What to do on low-energy days

Not every day will allow a full practice session, and that is normal.

The key is to maintain the habit even when time or energy is limited.

On lighter days, focus on one or two essentials:

  • Five minutes of stick control
  • Five minutes with a metronome
  • One groove or song section
  • Light pad work for technique maintenance

This keeps momentum alive and reduces the chance of breaking your routine entirely.

How to practice drums daily as a beginner

Beginners should keep the routine simple and repeatable.

The goal is not to cover everything at once but to build comfort with the instrument and establish good habits early.

A beginner daily plan can look like this:

  • 5 minutes: warm-up on a pad
  • 10 minutes: single strokes and doubles
  • 10 minutes: basic groove with metronome
  • 10 minutes: simple fill practice
  • 5 minutes: play along with a song

At this stage, steady time, relaxed movement, and clean sound are more important than advanced fills or high speed.

How to practice drums daily as an intermediate player

Intermediate drummers should focus on refinement and application.

Your practice should connect technique to style, reading, and performance demands.

Priorities may include:

  • Advanced rudiments and stick control combinations
  • Independence exercises
  • Tempo expansion with a metronome
  • Genre-specific grooves such as funk, shuffle, jazz, or gospel
  • Improvising fills and transitions over backing tracks

At this level, daily practice should challenge weaknesses while reinforcing strengths.

How to practice drums daily as an advanced player

Advanced drummers benefit from highly specific sessions focused on precision, endurance, sound, and musical vocabulary.
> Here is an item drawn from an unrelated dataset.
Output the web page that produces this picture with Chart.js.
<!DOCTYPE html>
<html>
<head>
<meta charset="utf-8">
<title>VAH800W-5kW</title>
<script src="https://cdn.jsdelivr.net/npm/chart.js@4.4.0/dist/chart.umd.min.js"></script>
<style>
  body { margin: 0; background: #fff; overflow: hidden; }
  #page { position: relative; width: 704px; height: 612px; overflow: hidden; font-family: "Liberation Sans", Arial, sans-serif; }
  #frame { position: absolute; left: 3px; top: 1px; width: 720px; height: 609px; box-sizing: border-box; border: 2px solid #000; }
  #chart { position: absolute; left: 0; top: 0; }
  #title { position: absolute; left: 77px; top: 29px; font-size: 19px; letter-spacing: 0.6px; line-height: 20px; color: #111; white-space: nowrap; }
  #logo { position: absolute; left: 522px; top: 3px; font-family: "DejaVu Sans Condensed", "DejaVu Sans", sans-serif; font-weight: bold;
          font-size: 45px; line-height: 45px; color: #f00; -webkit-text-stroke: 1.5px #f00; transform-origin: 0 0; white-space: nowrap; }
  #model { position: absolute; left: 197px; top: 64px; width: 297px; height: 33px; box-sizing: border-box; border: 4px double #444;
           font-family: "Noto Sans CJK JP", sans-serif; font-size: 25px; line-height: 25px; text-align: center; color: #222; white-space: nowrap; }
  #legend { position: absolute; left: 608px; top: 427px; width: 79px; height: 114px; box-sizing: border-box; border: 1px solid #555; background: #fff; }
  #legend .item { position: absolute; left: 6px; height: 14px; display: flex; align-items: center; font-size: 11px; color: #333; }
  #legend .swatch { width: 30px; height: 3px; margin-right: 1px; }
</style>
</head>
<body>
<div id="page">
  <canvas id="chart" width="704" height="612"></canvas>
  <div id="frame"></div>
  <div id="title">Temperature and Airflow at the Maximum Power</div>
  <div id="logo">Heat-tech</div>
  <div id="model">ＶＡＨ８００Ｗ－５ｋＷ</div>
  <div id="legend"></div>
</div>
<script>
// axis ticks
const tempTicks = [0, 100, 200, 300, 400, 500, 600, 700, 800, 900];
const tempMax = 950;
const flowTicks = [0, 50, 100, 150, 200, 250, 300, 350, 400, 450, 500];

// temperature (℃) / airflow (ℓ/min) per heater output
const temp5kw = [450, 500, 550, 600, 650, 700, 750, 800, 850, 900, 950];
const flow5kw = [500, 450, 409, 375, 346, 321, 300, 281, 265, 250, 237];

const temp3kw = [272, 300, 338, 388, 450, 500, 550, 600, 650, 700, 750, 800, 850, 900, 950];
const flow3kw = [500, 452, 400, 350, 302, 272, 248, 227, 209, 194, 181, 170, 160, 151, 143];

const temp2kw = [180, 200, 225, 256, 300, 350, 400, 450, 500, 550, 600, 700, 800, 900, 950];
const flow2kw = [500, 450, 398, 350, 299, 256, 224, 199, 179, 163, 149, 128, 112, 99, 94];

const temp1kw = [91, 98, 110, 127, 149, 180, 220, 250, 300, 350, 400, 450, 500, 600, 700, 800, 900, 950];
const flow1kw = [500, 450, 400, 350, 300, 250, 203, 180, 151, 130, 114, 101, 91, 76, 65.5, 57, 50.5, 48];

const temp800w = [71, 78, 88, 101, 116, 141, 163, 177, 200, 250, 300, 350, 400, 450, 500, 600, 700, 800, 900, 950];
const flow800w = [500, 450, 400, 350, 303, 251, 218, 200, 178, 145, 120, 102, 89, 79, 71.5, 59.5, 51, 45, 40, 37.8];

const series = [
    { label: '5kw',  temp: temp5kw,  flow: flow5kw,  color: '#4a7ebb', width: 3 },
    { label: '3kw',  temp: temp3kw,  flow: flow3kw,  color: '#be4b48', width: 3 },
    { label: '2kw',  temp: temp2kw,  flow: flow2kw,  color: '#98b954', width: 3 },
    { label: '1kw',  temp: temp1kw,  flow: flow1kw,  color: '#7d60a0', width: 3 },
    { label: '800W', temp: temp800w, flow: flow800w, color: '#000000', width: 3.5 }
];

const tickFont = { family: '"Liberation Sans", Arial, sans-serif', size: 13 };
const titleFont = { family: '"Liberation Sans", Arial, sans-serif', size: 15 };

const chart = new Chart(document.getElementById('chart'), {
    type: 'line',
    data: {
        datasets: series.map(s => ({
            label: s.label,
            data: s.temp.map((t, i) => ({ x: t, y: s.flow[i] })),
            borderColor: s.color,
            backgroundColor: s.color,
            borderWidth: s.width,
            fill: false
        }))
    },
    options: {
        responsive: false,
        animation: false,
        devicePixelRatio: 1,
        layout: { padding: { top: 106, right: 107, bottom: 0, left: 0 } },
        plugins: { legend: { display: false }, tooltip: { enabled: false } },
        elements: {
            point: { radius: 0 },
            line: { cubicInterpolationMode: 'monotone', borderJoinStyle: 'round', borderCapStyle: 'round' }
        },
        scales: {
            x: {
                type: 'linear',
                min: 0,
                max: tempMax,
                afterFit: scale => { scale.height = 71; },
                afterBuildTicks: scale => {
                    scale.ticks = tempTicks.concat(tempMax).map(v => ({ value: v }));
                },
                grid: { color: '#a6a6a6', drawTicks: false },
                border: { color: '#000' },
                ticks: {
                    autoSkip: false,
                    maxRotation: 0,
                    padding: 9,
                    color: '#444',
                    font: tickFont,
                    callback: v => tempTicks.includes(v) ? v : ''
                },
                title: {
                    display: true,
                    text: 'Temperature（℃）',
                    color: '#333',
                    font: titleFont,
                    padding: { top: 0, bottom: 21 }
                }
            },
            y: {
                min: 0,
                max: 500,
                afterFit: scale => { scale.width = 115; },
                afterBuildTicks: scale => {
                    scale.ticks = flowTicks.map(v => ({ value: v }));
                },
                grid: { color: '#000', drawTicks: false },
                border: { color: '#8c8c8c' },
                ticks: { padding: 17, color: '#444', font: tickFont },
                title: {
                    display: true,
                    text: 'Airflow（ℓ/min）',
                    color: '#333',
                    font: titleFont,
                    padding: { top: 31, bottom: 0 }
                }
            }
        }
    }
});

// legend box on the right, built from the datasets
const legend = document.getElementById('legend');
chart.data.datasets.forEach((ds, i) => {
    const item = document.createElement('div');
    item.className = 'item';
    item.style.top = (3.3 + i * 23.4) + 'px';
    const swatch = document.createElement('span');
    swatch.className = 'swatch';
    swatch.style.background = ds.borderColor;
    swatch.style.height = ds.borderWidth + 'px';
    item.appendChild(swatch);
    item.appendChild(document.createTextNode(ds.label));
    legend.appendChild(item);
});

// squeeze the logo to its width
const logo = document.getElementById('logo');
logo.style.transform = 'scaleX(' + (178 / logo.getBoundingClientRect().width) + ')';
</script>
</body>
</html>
The better you get, the more important deliberate practice becomes.

Advanced work may include:

  • Odd-meter phrasing
  • Orchestration around the kit
  • Subdivisions and metric displacement
  • Dynamic control at low volumes
  • Session-style chart reading and preparation

For advanced players, daily practice often shifts toward problem-solving, repertoire maintenance, and performance readiness.